The other is just past Limmer Lane travelling towards the motorway.
The problem with these is that the surface of the pavement is lower than the surrounding verge, coupled with the sheer volume of rain that we have experienced lately has led to an awful lot of surface water on the pavement and an accumulation of silt.
Of course this is nothing like the problems faced by residents in Yorkshire, the Midlands and South Wales recently.
During the meetings it was very apparent that there are many problems in the Wycombe District Area with pavements and obviously there are a very large number of potholes and I’ve just recently seen a sign on the Lane End Road stating, ‘Road Surface Failed’ - doubtless due to the sheer volume of rain that we have experienced recently.
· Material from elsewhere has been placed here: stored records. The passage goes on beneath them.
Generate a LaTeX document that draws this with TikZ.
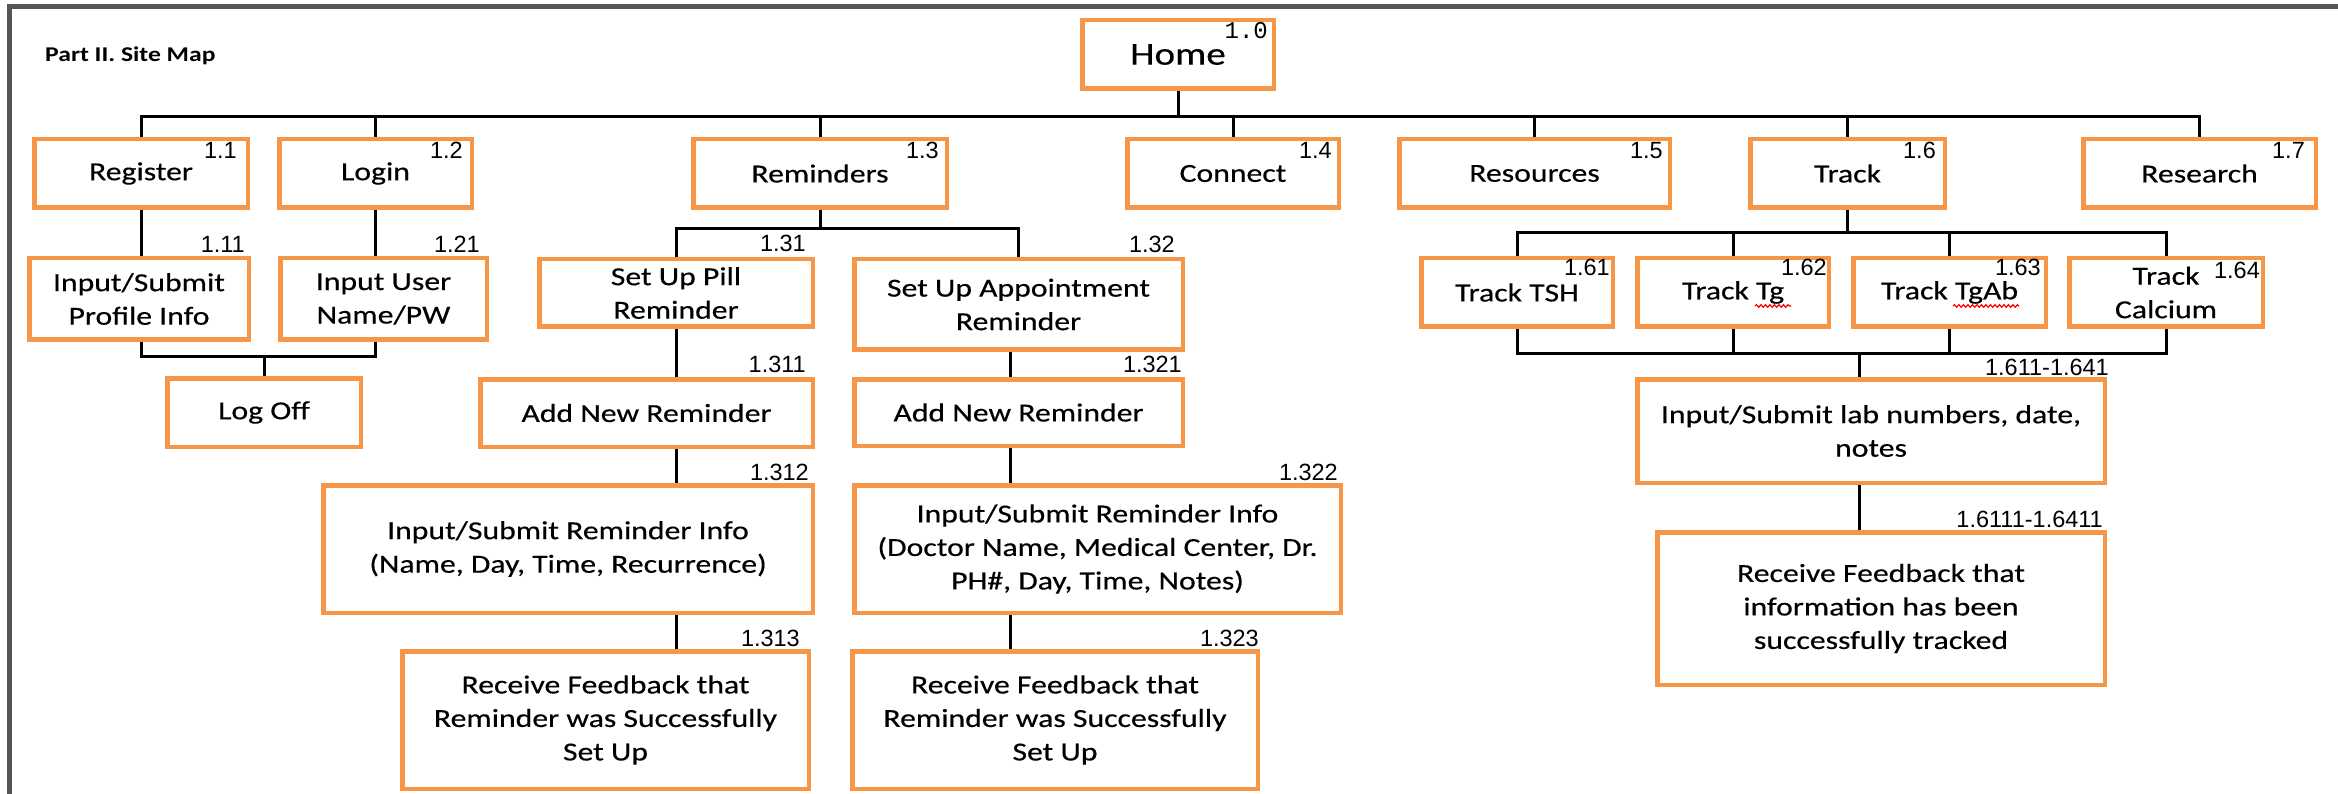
\documentclass[tikz,border=0pt]{standalone}
\usepackage{fontspec}
\setmainfont{Carlito}[FakeStretch=1.22, FakeBold=0.4]
\newfontfamily\titlefont{Carlito Bold}[FakeStretch=1.22]
\newfontfamily\lblsans{Liberation Sans}
\newfontfamily\lblmono{Liberation Mono}
\usetikzlibrary{calc,decorations.pathmorphing}
\definecolor{boxorange}{RGB}{247,150,70}
\definecolor{framegray}{RGB}{85,85,85}
\tikzset{
  box/.style={draw=boxorange, line width=4.5pt, fill=white, inner sep=0pt, align=center,
    font=\fontsize{26}{33.5}\selectfont, text=black},
  lbl/.style={inner sep=0pt, font=\lblsans\fontsize{23.5}{23.5}\selectfont, text=black},
  link/.style={draw=black, line width=3pt},
  squig/.style={draw=red, line width=1.2pt, decorate, decoration={snake, amplitude=1.3pt, segment length=4.5pt}}
}
\newcommand\bx[6]{\node[box, minimum width={#4-#2-4.5}, minimum height={#5-#3-4.5}] (#1) at ({(#2+#4)/2},{(#3+#5)/2}) {#6};}
\begin{document}
\begin{tikzpicture}[x=1pt, y=-1pt]
\useasboundingbox (0,0) rectangle (2338,794);
\fill[white] (0,0) rectangle (2338,794);
% frame
\draw[framegray, line width=5pt] (2338,6.5) -- (9,6.5) -- (9,794);

% title
\node[anchor=base west, inner sep=0pt, font=\titlefont\fontsize{21}{21}\selectfont] (title) at (45,62) {Part II. Site Map};

% boxes
\bx{home}{1080}{18}{1276}{91}{\fontsize{32}{32}\selectfont Home}
\bx{reg}{32}{137}{250}{210}{Register}
\bx{login}{277}{137}{474}{210}{Login}
\bx{rem}{691}{137}{949}{210}{Reminders}
\bx{conn}{1125}{137}{1341}{210}{Connect}
\bx{res}{1397}{137}{1672}{210}{Resources}
\bx{track}{1748}{137}{1947}{210}{Track}
\bx{resr}{2081}{137}{2318}{210}{Research}
\bx{prof}{27}{256}{251}{342}{Input/Submit\\Profile Info}
\bx{user}{278}{256}{489}{342}{Input User\\Name/PW}
\bx{logoff}{165}{376}{363}{449}{Log Off}
\bx{pill}{537}{257}{815}{329}{Set Up Pill\\Reminder}
\bx{appt}{852}{257}{1185}{352}{Set Up Appointment\\Reminder}
\bx{add1}{478}{377}{815}{449}{Add New Reminder}
\bx{add2}{852}{377}{1185}{448}{Add New Reminder}
\bx{info1}{321}{483}{815}{615}{Input/Submit Reminder Info\\(Name, Day, Time, Recurrence)}
\bx{info2}{852}{483}{1343}{615}{Input/Submit Reminder Info\\(Doctor Name, Medical Center, Dr.\\PH\#, Day, Time, Notes)}
\bx{fb1}{400}{649}{811}{791}{Receive Feedback that\\Reminder was Successfully\\Set Up}
\bx{fb2}{850}{649}{1260}{791}{Receive Feedback that\\Reminder was Successfully\\Set Up}
\bx{tsh}{1419}{256}{1615}{329}{Track TSH}
\bx{tg}{1635}{256}{1831}{329}{Track Tg}
\bx{tgab}{1851}{256}{2048}{329}{Track TgAb}
\bx{calc}{2067}{256}{2265}{329}{Track\\Calcium}
\bx{lab}{1635}{377}{2107}{485}{Input/Submit lab numbers, date,\\notes}
\bx{fb3}{1655}{530}{2107}{687}{Receive Feedback that\\information has been\\successfully tracked}

% spell-check squiggles
\draw[squig] (1755,306) -- (1791,306);
\draw[squig] (1953,306) -- (2019,306);

% bus coordinates
\coordinate (b1) at (0,117);
\coordinate (j1) at (0,357);
\coordinate (j2) at (0,229);
\coordinate (j3) at (0,233);
\coordinate (j4) at (0,354);
\coordinate (cx1) at (676,0);
\coordinate (cx2) at (1010,0);
\coordinate (cx3) at (1859,0);

% level 1
\draw[link] (home.south) -- (home.south |- b1);
\draw[link] (reg.north) -- (reg.north |- b1) -- (resr.north |- b1) -- (resr.north);
\foreach \n in {login,rem,conn,res,track} \draw[link] (\n.north) -- (\n.north |- b1);

% register / login
\draw[link] (reg.south) -- (reg.south |- prof.north);
\draw[link] (login.south) -- (login.south |- user.north);
\draw[link] (reg.south |- prof.south) -- (reg.south |- j1) -- (login.south |- j1) -- (login.south |- user.south);
\draw[link] (logoff.north) -- (logoff.north |- j1);

% reminders
\draw[link] (rem.south) -- (rem.south |- j2);
\draw[link] (pill.north) -- (pill.north |- j2) -- (appt.north |- j2) -- (appt.north);
\draw[link] (cx1 |- pill.south) -- (cx1 |- add1.north);
\draw[link] (cx1 |- add1.south) -- (cx1 |- info1.north);
\draw[link] (cx1 |- info1.south) -- (cx1 |- fb1.north);
\draw[link] (cx2 |- appt.south) -- (cx2 |- add2.north);
\draw[link] (cx2 |- add2.south) -- (cx2 |- info2.north);
\draw[link] (cx2 |- info2.south) -- (cx2 |- fb2.north);

% track
\draw[link] (track.south) -- (track.south |- j3);
\draw[link] (tsh.north) -- (tsh.north |- j3) -- (calc.north |- j3) -- (calc.north);
\draw[link] (tg.north) -- (tg.north |- j3);
\draw[link] (tgab.north) -- (tgab.north |- j3);
\draw[link] (tsh.south) -- (tsh.south |- j4) -- (calc.south |- j4) -- (calc.south);
\draw[link] (tg.south) -- (tg.south |- j4);
\draw[link] (tgab.south) -- (tgab.south |- j4);
\draw[link] (cx3 |- j4) -- (cx3 |- lab.north);
\draw[link] (cx3 |- lab.south) -- (cx3 |- fb3.north);

% labels inside boxes
\node[lbl, anchor=north east, font=\lblmono\fontsize{24}{24}\selectfont] (n10) at (1268,22) {1.0};
\node[lbl, anchor=north east] (n11) at (237,142) {1.1};
\node[lbl, anchor=north east] (n12) at (463,142) {1.2};
\node[lbl, anchor=north east] (n13) at (939,142) {1.3};
\node[lbl, anchor=north east] (n14) at (1332,142) {1.4};
\node[lbl, anchor=north east] (n15) at (1663,142) {1.5};
\node[lbl, anchor=north east] (n16) at (1936,142) {1.6};
\node[lbl, anchor=north east] (n17) at (2305,142) {1.7};
\node[lbl, anchor=north east] (n161) at (1610,259) {1.61};
\node[lbl, anchor=north east] (n162) at (1827,259) {1.62};
\node[lbl, anchor=north east] (n163) at (2041,259) {1.63};
\node[lbl, anchor=north east] (n164) at (2260,262) {1.64};
% labels above boxes
\node[lbl, anchor=base east] (n111) at (245,253) {1.11};
\node[lbl, anchor=base east] (n121) at (480,253) {1.21};
\node[lbl, anchor=base east] (n131) at (806,252) {1.31};
\node[lbl, anchor=base east] (n132) at (1175,253) {1.32};
\node[lbl, anchor=base east] (n1311) at (806,373) {1.311};
\node[lbl, anchor=base east] (n1321) at (1182,373) {1.321};
\node[lbl, anchor=base east] (n1312) at (809,480) {1.312};
\node[lbl, anchor=base east] (n1322) at (1338,480) {1.322};
\node[lbl, anchor=base east] (n1313) at (800,646) {1.313};
\node[lbl, anchor=base east] (n1323) at (1259,646) {1.323};
\node[lbl, anchor=base east] (n1611) at (2109,375) {1.611-1.641};
\node[lbl, anchor=base east] (n16111) at (2103,527) {1.6111-1.6411};
\end{tikzpicture}
\end{document}
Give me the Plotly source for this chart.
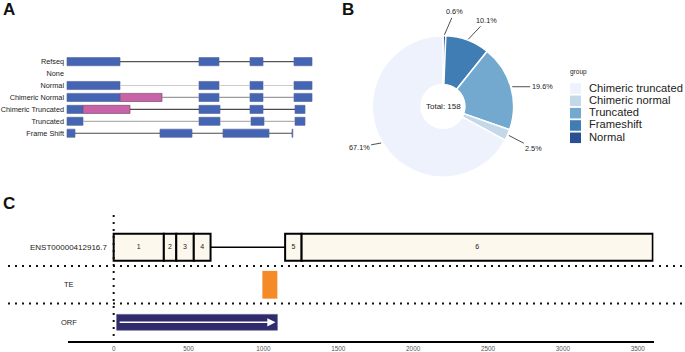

Of course, a few years ago, that phrase would never have been heard of. One has to look at the big picture and this is just one of many problems that Transport For Bucks has got. They have stated that when the weather improves and there is no further risk of large volumes of rainfall as we have had lately, the long-term solution can be applied to the problem of these pavements.
Cllr Brian Pearce, Booker and Cressex ward, Wycombe District Council
Time to grow those vegetables
Currently there are allotment plots available in Marlow at Foxes Piece and Hanging Hill Allotment sites. With spring approaching this is an ideal time to get started, and by Summer fruit and vegetables will be ready to crop and take home.
Any Marlow residents ready to tackle this challenge and reap the benefits, please contact Marlow Town Council on 01628 484024 or email marlowallotmentassociation@gmail.com and the Secretary of the Allotments Association will be happy to answer any questions.
Sylvia Miller, address withheld
Chesham Home Guard in WW2
AS WELL as 2020 being the 75th Anniversary of VE Day, it is also the 80th Anniversary of the formation of the Home Guard – brought into being by a radio broadcast made by Anthony Eden on 14th May 1940.
To commemorate this occasion, two local history enthusiasts – Eleanor Phillips and Keith Fletcher – have published a 60 page book called “Don’t Shoot the Messenger!” which takes an affectionate look at the Chesham Home Guard during World War 2.
The book is based mainly on the wartime scrapbooks and other memorabilia which were put together by Lt. Col. A. Melville, the Commander of the Chesham Home Guard and charts the progress of the Home Guard in Chesham throughout the war years.
Privately published, the book is obtainable for £10 plus p&p from either the online shop of Chesham Museum or on e-Bay. All profits made from the sales will be donated to charity.